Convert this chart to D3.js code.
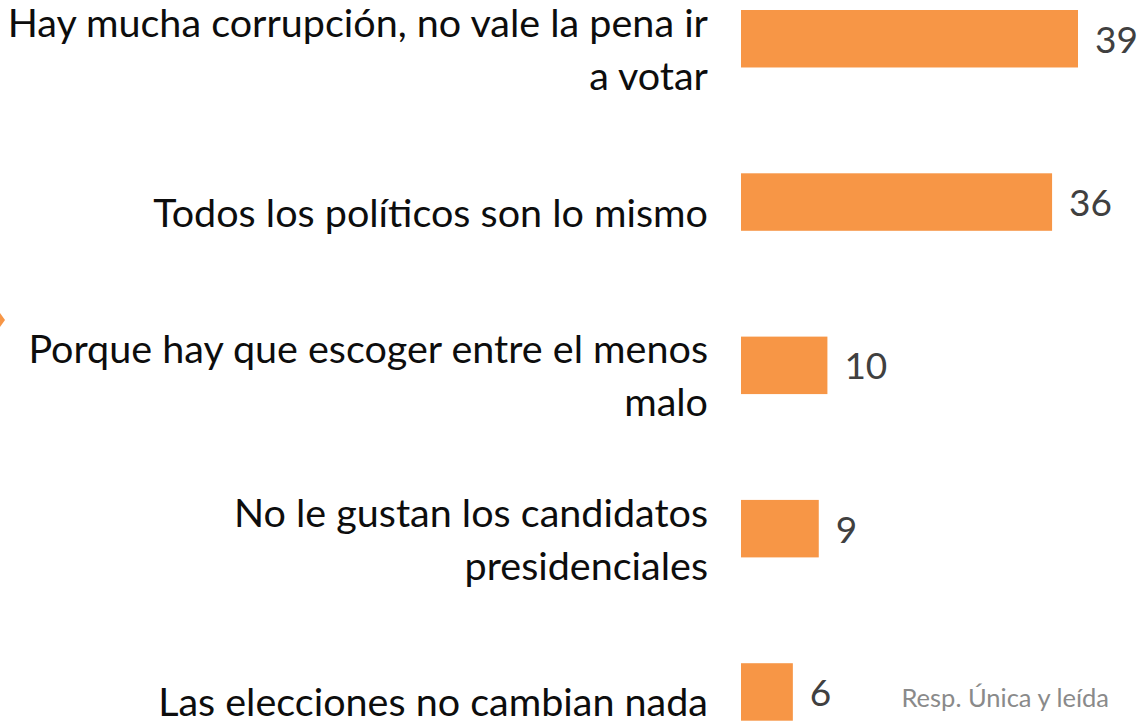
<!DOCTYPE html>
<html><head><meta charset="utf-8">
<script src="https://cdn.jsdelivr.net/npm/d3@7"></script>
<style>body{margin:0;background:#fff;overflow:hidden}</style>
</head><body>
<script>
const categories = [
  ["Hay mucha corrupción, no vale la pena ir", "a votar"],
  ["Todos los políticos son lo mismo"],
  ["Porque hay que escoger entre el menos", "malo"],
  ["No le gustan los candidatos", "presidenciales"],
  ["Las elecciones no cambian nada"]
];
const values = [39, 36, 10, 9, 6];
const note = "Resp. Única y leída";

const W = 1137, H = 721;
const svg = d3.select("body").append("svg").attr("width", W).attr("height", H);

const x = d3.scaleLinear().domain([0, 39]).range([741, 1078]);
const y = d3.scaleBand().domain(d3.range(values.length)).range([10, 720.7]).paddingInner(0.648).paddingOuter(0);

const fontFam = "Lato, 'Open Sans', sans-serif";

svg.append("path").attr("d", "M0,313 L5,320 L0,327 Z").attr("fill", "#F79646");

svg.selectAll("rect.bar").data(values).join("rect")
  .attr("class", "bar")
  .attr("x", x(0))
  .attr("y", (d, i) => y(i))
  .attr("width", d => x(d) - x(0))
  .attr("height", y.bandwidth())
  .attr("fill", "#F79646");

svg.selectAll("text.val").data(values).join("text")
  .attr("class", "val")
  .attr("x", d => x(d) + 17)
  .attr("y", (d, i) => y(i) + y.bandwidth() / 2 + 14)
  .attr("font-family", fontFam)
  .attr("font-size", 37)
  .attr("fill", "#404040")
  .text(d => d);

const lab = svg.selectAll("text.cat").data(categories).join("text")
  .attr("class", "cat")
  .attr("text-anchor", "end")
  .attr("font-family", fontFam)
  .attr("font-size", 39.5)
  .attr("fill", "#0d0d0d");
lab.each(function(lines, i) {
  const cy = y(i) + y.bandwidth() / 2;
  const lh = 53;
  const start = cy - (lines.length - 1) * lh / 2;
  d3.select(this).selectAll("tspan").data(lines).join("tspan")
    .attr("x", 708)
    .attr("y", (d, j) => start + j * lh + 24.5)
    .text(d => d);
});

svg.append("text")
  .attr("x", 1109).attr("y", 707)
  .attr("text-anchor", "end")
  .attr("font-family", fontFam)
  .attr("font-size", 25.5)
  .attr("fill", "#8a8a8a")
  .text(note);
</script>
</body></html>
-.-.-
◆ Instructions to follow: Copy every line of the data exactly as written, excluding the pictures.

◆ Complete response:
Convert this chart to D3.js code.
<!DOCTYPE html>
<html><head><meta charset="utf-8">
<script src="https://cdn.jsdelivr.net/npm/d3@7"></script>
<style>body{margin:0;background:#fff;overflow:hidden}</style>
</head><body>
<script>
const categories = [
  ["Hay mucha corrupción, no vale la pena ir", "a votar"],
  ["Todos los políticos son lo mismo"],
  ["Porque hay que escoger entre el menos", "malo"],
  ["No le gustan los candidatos", "presidenciales"],
  ["Las elecciones no cambian nada"]
];
const values = [39, 36, 10, 9, 6];
const note = "Resp. Única y leída";

const W = 1137, H = 721;
const svg = d3.select("body").append("svg").attr("width", W).attr("height", H);

const x = d3.scaleLinear().domain([0, 39]).range([741, 1078]);
const y = d3.scaleBand().domain(d3.range(values.length)).range([10, 720.7]).paddingInner(0.648).paddingOuter(0);

const fontFam = "Lato, 'Open Sans', sans-serif";

svg.append("path").attr("d", "M0,313 L5,320 L0,327 Z").attr("fill", "#F79646");

svg.selectAll("rect.bar").data(values).join("rect")
  .attr("class", "bar")
  .attr("x", x(0))
  .attr("y", (d, i) => y(i))
  .attr("width", d => x(d) - x(0))
  .attr("height", y.bandwidth())
  .attr("fill", "#F79646");

svg.selectAll("text.val").data(values).join("text")
  .attr("class", "val")
  .attr("x", d => x(d) + 17)
  .attr("y", (d, i) => y(i) + y.bandwidth() / 2 + 14)
  .attr("font-family", fontFam)
  .attr("font-size", 37)
  .attr("fill", "#404040")
  .text(d => d);

const lab = svg.selectAll("text.cat").data(categories).join("text")
  .attr("class", "cat")
  .attr("text-anchor", "end")
  .attr("font-family", fontFam)
  .attr("font-size", 39.5)
  .attr("fill", "#0d0d0d");
lab.each(function(lines, i) {
  const cy = y(i) + y.bandwidth() / 2;
  const lh = 53;
  const start = cy - (lines.length - 1) * lh / 2;
  d3.select(this).selectAll("tspan").data(lines).join("tspan")
    .attr("x", 708)
    .attr("y", (d, j) => start + j * lh + 24.5)
    .text(d => d);
});

svg.append("text")
  .attr("x", 1109).attr("y", 707)
  .attr("text-anchor", "end")
  .attr("font-family", fontFam)
  .attr("font-size", 25.5)
  .attr("fill", "#8a8a8a")
  .text(note);
</script>
</body></html>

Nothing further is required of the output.